> **INFORMATION SUPPLIED**
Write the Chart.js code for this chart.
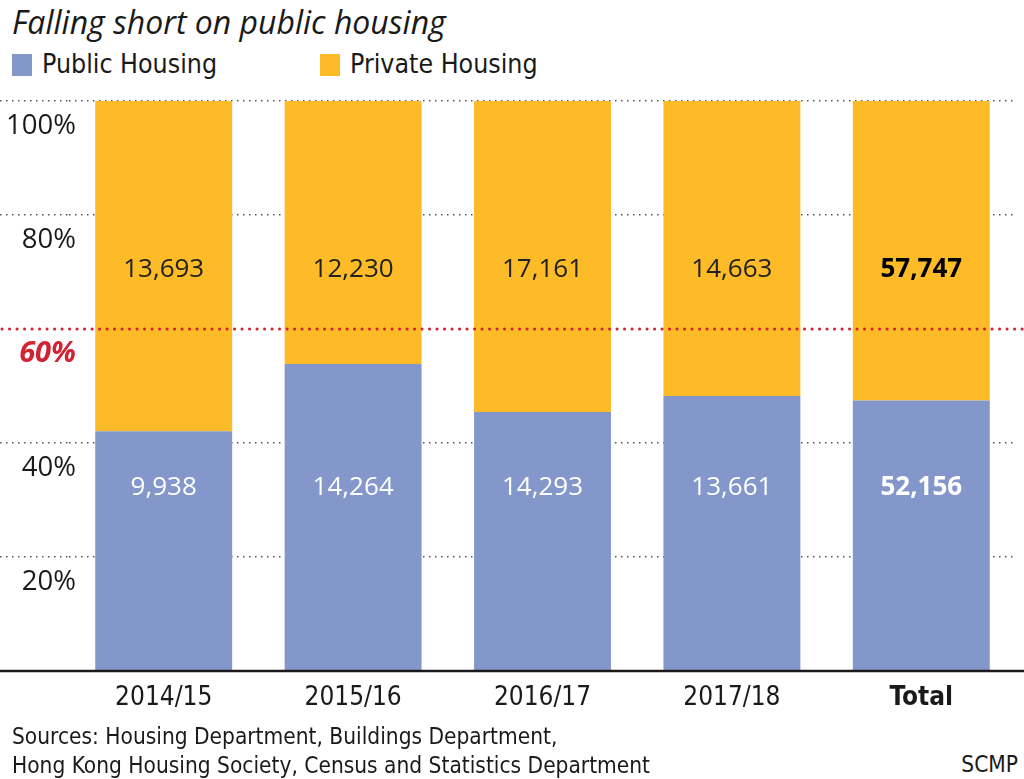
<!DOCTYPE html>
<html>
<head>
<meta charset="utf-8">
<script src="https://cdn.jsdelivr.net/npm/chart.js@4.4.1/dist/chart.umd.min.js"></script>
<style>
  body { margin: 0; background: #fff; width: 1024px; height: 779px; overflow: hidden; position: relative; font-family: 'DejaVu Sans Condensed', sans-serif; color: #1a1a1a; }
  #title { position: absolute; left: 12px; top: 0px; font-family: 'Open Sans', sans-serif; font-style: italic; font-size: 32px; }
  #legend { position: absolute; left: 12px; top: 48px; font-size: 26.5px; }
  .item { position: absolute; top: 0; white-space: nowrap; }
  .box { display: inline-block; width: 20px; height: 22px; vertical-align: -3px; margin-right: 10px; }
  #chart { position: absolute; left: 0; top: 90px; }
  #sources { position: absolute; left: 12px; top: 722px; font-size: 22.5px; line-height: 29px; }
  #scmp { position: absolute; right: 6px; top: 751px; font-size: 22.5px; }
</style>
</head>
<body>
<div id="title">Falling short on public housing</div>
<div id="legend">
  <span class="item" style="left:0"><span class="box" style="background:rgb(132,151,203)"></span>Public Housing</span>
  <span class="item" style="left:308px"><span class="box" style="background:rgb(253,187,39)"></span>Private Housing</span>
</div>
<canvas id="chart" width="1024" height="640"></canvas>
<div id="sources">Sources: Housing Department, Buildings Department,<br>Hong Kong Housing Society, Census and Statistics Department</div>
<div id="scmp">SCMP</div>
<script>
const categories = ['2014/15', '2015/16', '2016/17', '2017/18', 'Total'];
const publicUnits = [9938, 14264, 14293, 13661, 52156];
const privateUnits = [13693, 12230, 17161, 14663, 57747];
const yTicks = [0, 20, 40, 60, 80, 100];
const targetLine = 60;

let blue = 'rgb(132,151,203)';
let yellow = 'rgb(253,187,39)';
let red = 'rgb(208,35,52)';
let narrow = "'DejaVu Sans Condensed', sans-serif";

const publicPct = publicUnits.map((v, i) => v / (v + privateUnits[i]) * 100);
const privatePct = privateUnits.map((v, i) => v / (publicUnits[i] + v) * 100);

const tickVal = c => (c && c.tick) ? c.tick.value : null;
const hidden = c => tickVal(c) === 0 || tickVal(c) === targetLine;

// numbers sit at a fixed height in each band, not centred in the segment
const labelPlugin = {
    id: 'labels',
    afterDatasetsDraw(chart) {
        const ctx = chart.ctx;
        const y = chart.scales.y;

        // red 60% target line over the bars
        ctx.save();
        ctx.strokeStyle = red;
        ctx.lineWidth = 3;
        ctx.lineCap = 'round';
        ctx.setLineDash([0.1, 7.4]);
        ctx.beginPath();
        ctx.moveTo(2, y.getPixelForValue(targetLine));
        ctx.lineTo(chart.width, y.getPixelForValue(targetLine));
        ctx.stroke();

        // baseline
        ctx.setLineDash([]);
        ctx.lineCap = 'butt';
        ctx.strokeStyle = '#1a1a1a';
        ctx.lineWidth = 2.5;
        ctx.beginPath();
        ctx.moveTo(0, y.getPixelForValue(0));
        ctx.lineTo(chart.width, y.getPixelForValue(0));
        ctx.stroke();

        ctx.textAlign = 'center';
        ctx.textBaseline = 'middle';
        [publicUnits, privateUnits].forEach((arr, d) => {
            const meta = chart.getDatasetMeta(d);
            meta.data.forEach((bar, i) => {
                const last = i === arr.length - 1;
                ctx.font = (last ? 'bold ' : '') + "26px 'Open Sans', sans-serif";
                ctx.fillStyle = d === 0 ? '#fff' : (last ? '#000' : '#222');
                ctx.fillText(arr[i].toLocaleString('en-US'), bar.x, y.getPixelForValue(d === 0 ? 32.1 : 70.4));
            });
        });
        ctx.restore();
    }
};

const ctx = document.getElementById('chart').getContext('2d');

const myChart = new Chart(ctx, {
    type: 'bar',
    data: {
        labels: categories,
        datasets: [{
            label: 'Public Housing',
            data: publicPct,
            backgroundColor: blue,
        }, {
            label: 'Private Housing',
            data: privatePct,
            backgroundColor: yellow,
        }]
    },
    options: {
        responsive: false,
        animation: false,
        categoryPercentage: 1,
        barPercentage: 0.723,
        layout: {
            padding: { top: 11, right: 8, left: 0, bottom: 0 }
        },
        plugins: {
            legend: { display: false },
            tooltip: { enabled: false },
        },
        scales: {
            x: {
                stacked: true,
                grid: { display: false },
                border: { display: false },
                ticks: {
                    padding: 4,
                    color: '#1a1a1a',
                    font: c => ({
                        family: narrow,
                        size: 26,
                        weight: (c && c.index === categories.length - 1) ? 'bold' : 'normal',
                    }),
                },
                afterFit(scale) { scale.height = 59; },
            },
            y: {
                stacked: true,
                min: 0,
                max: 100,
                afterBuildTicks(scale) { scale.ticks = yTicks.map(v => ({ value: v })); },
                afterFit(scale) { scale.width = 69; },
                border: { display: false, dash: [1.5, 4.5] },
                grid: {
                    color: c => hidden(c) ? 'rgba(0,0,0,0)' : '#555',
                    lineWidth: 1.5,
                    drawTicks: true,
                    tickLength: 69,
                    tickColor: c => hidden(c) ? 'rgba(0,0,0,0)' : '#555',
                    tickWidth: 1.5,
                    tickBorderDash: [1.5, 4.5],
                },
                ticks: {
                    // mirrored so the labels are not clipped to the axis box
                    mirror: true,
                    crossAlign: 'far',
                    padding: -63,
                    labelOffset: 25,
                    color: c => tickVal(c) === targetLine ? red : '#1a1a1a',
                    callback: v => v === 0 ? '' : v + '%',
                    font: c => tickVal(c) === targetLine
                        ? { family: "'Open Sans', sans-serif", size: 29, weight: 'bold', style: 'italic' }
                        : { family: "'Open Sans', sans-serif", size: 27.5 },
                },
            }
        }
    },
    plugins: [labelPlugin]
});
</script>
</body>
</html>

> **WHAT TO WORK ON**
Leave out the pictures and print every line of the data exactly.

> **RESULT OF THIS EXERCISE**
Write the Chart.js code for this chart.
<!DOCTYPE html>
<html>
<head>
<meta charset="utf-8">
<script src="https://cdn.jsdelivr.net/npm/chart.js@4.4.1/dist/chart.umd.min.js"></script>
<style>
  body { margin: 0; background: #fff; width: 1024px; height: 779px; overflow: hidden; position: relative; font-family: 'DejaVu Sans Condensed', sans-serif; color: #1a1a1a; }
  #title { position: absolute; left: 12px; top: 0px; font-family: 'Open Sans', sans-serif; font-style: italic; font-size: 32px; }
  #legend { position: absolute; left: 12px; top: 48px; font-size: 26.5px; }
  .item { position: absolute; top: 0; white-space: nowrap; }
  .box { display: inline-block; width: 20px; height: 22px; vertical-align: -3px; margin-right: 10px; }
  #chart { position: absolute; left: 0; top: 90px; }
  #sources { position: absolute; left: 12px; top: 722px; font-size: 22.5px; line-height: 29px; }
  #scmp { position: absolute; right: 6px; top: 751px; font-size: 22.5px; }
</style>
</head>
<body>
<div id="title">Falling short on public housing</div>
<div id="legend">
  <span class="item" style="left:0"><span class="box" style="background:rgb(132,151,203)"></span>Public Housing</span>
  <span class="item" style="left:308px"><span class="box" style="background:rgb(253,187,39)"></span>Private Housing</span>
</div>
<canvas id="chart" width="1024" height="640"></canvas>
<div id="sources">Sources: Housing Department, Buildings Department,<br>Hong Kong Housing Society, Census and Statistics Department</div>
<div id="scmp">SCMP</div>
<script>
const categories = ['2014/15', '2015/16', '2016/17', '2017/18', 'Total'];
const publicUnits = [9938, 14264, 14293, 13661, 52156];
const privateUnits = [13693, 12230, 17161, 14663, 57747];
const yTicks = [0, 20, 40, 60, 80, 100];
const targetLine = 60;

let blue = 'rgb(132,151,203)';
let yellow = 'rgb(253,187,39)';
let red = 'rgb(208,35,52)';
let narrow = "'DejaVu Sans Condensed', sans-serif";

const publicPct = publicUnits.map((v, i) => v / (v + privateUnits[i]) * 100);
const privatePct = privateUnits.map((v, i) => v / (publicUnits[i] + v) * 100);

const tickVal = c => (c && c.tick) ? c.tick.value : null;
const hidden = c => tickVal(c) === 0 || tickVal(c) === targetLine;

// numbers sit at a fixed height in each band, not centred in the segment
const labelPlugin = {
    id: 'labels',
    afterDatasetsDraw(chart) {
        const ctx = chart.ctx;
        const y = chart.scales.y;

        // red 60% target line over the bars
        ctx.save();
        ctx.strokeStyle = red;
        ctx.lineWidth = 3;
        ctx.lineCap = 'round';
        ctx.setLineDash([0.1, 7.4]);
        ctx.beginPath();
        ctx.moveTo(2, y.getPixelForValue(targetLine));
        ctx.lineTo(chart.width, y.getPixelForValue(targetLine));
        ctx.stroke();

        // baseline
        ctx.setLineDash([]);
        ctx.lineCap = 'butt';
        ctx.strokeStyle = '#1a1a1a';
        ctx.lineWidth = 2.5;
        ctx.beginPath();
        ctx.moveTo(0, y.getPixelForValue(0));
        ctx.lineTo(chart.width, y.getPixelForValue(0));
        ctx.stroke();

        ctx.textAlign = 'center';
        ctx.textBaseline = 'middle';
        [publicUnits, privateUnits].forEach((arr, d) => {
            const meta = chart.getDatasetMeta(d);
            meta.data.forEach((bar, i) => {
                const last = i === arr.length - 1;
                ctx.font = (last ? 'bold ' : '') + "26px 'Open Sans', sans-serif";
                ctx.fillStyle = d === 0 ? '#fff' : (last ? '#000' : '#222');
                ctx.fillText(arr[i].toLocaleString('en-US'), bar.x, y.getPixelForValue(d === 0 ? 32.1 : 70.4));
            });
        });
        ctx.restore();
    }
};

const ctx = document.getElementById('chart').getContext('2d');

const myChart = new Chart(ctx, {
    type: 'bar',
    data: {
        labels: categories,
        datasets: [{
            label: 'Public Housing',
            data: publicPct,
            backgroundColor: blue,
        }, {
            label: 'Private Housing',
            data: privatePct,
            backgroundColor: yellow,
        }]
    },
    options: {
        responsive: false,
        animation: false,
        categoryPercentage: 1,
        barPercentage: 0.723,
        layout: {
            padding: { top: 11, right: 8, left: 0, bottom: 0 }
        },
        plugins: {
            legend: { display: false },
            tooltip: { enabled: false },
        },
        scales: {
            x: {
                stacked: true,
                grid: { display: false },
                border: { display: false },
                ticks: {
                    padding: 4,
                    color: '#1a1a1a',
                    font: c => ({
                        family: narrow,
                        size: 26,
                        weight: (c && c.index === categories.length - 1) ? 'bold' : 'normal',
                    }),
                },
                afterFit(scale) { scale.height = 59; },
            },
            y: {
                stacked: true,
                min: 0,
                max: 100,
                afterBuildTicks(scale) { scale.ticks = yTicks.map(v => ({ value: v })); },
                afterFit(scale) { scale.width = 69; },
                border: { display: false, dash: [1.5, 4.5] },
                grid: {
                    color: c => hidden(c) ? 'rgba(0,0,0,0)' : '#555',
                    lineWidth: 1.5,
                    drawTicks: true,
                    tickLength: 69,
                    tickColor: c => hidden(c) ? 'rgba(0,0,0,0)' : '#555',
                    tickWidth: 1.5,
                    tickBorderDash: [1.5, 4.5],
                },
                ticks: {
                    // mirrored so the labels are not clipped to the axis box
                    mirror: true,
                    crossAlign: 'far',
                    padding: -63,
                    labelOffset: 25,
                    color: c => tickVal(c) === targetLine ? red : '#1a1a1a',
                    callback: v => v === 0 ? '' : v + '%',
                    font: c => tickVal(c) === targetLine
                        ? { family: "'Open Sans', sans-serif", size: 29, weight: 'bold', style: 'italic' }
                        : { family: "'Open Sans', sans-serif", size: 27.5 },
                },
            }
        }
    },
    plugins: [labelPlugin]
});
</script>
</body>
</html>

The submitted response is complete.